[Given data]:
··········

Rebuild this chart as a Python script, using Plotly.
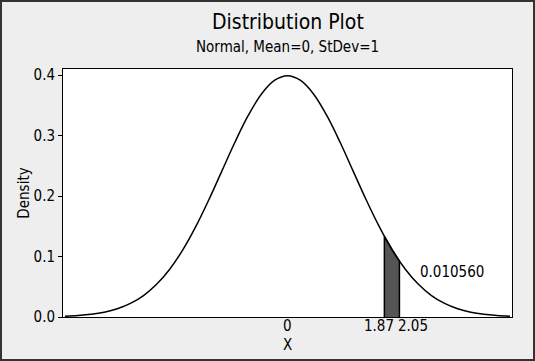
import plotly.graph_objects as go

# Density curve (x position, density)
curve_x = [-3.4, -3.2, -3.0, -2.8, -2.6, -2.4, -2.2, -2.0, -1.8, -1.6, -1.4, -1.2, -1.0, -0.8, -0.6, -0.4, -0.2,
           0.0, 0.2, 0.4, 0.6, 0.8, 1.0, 1.2, 1.4, 1.6, 1.8, 2.0, 2.2, 2.4, 2.6, 2.8, 3.0, 3.2, 3.4]
curve_y = [0.0012, 0.0024, 0.0044, 0.0079, 0.0136, 0.0224, 0.0355, 0.0540, 0.0790, 0.1109, 0.1497, 0.1942,
           0.2420, 0.2897, 0.3332, 0.3683, 0.3910, 0.3989, 0.3910, 0.3683, 0.3332, 0.2897, 0.2420, 0.1942,
           0.1497, 0.1109, 0.0790, 0.0540, 0.0355, 0.0224, 0.0136, 0.0079, 0.0044, 0.0024, 0.0012]

# Shaded region as drawn in the picture
shade_x = [1.48, 1.48, 1.60, 1.71, 1.71]
shade_y = [0.0, 0.1334, 0.1109, 0.0924, 0.0]
shade_label = "0.010560"

x_tick_vals = [0.0, 1.40, 1.92]
x_tick_text = ["0", "1.87", "2.05"]
y_tick_vals = [0.0, 0.1, 0.2, 0.3, 0.4]

title_text = "Distribution Plot"
subtitle_text = "Normal, Mean=0, StDev=1"

FONT = "DejaVu Sans Condensed, sans-serif"
L, R, T, B = 63, 23, 69, 44
PW, PH = 535 - L - R, 361 - T - B

fig = go.Figure()
fig.add_trace(go.Scatter(x=shade_x, y=shade_y, mode="lines", fill="toself",
                         fillcolor="#555555", line=dict(color="black", width=1.5),
                         hoverinfo="skip", showlegend=False))
fig.add_trace(go.Scatter(x=curve_x, y=curve_y, mode="lines", line=dict(color="black", width=1.5, shape="spline"),
                         showlegend=False))

fig.add_annotation(x=2.0, y=0.074, xref="x", yref="y", text=shade_label, showarrow=False,
                   xanchor="left", yanchor="middle", font=dict(size=15, color="black", family=FONT))

# titles
fig.add_annotation(x=0.5, y=1 + (T - 22) / PH, xref="paper", yref="paper", text=title_text, showarrow=False,
                   xanchor="center", yanchor="middle", font=dict(size=21, color="black", family=FONT))
fig.add_annotation(x=0.5, y=1 + (T - 47) / PH, xref="paper", yref="paper", text=subtitle_text, showarrow=False,
                   xanchor="center", yanchor="middle", font=dict(size=15, color="black", family=FONT))

# x tick labels and axis title
for v, t in zip(x_tick_vals, x_tick_text):
    fig.add_annotation(x=v, y=0, xref="x", yref="paper", text=t, showarrow=False, borderpad=0,
                       xanchor="center", yanchor="top", yshift=1, font=dict(size=15, color="black", family=FONT))
fig.add_annotation(x=0.0, y=-(345 - (361 - B)) / PH, xref="x", yref="paper", text="X", showarrow=False,
                   borderpad=0, xanchor="center", yanchor="middle",
                   font=dict(size=15, color="black", family=FONT))

fig.update_layout(
    width=535, height=361,
    margin=dict(l=L, r=R, t=T, b=B),
    paper_bgcolor="#eeeeee", plot_bgcolor="white",
    font=dict(family=FONT, color="black", size=15),
    xaxis=dict(range=[-3.43, 3.43], showticklabels=False, ticks="",
               showgrid=False, zeroline=False, showline=True, mirror=True, linecolor="black", linewidth=1),
    yaxis=dict(range=[0, 0.41], tickvals=y_tick_vals, tickformat=".1f", ticks="outside", ticklen=4,
               tickcolor="black", showgrid=False, zeroline=False, showline=True, mirror=True,
               linecolor="black", linewidth=1, title=dict(text="Density", standoff=0, font=dict(size=15)),
               tickfont=dict(size=15)),
    shapes=[dict(type="rect", xref="paper", yref="paper", x0=-(L - 1) / PW, x1=1 + (R - 1) / PW,
                 y0=-(B - 1) / PH, y1=1 + (T - 1) / PH,
                 line=dict(color="#333333", width=2), layer="below")],
)

fig.write_html("out.html", config={"displayModeBar": False},
               post_script="document.body.style.margin='0px';")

··········

[Problem requirements]:
Repeat only the lines between the start of the data and the line with "import plotly.graph_objects as go", including those two lines, and skip the pictures.

[Output of the task]:
Rebuild this chart as a Python script, using Plotly.
import plotly.graph_objects as go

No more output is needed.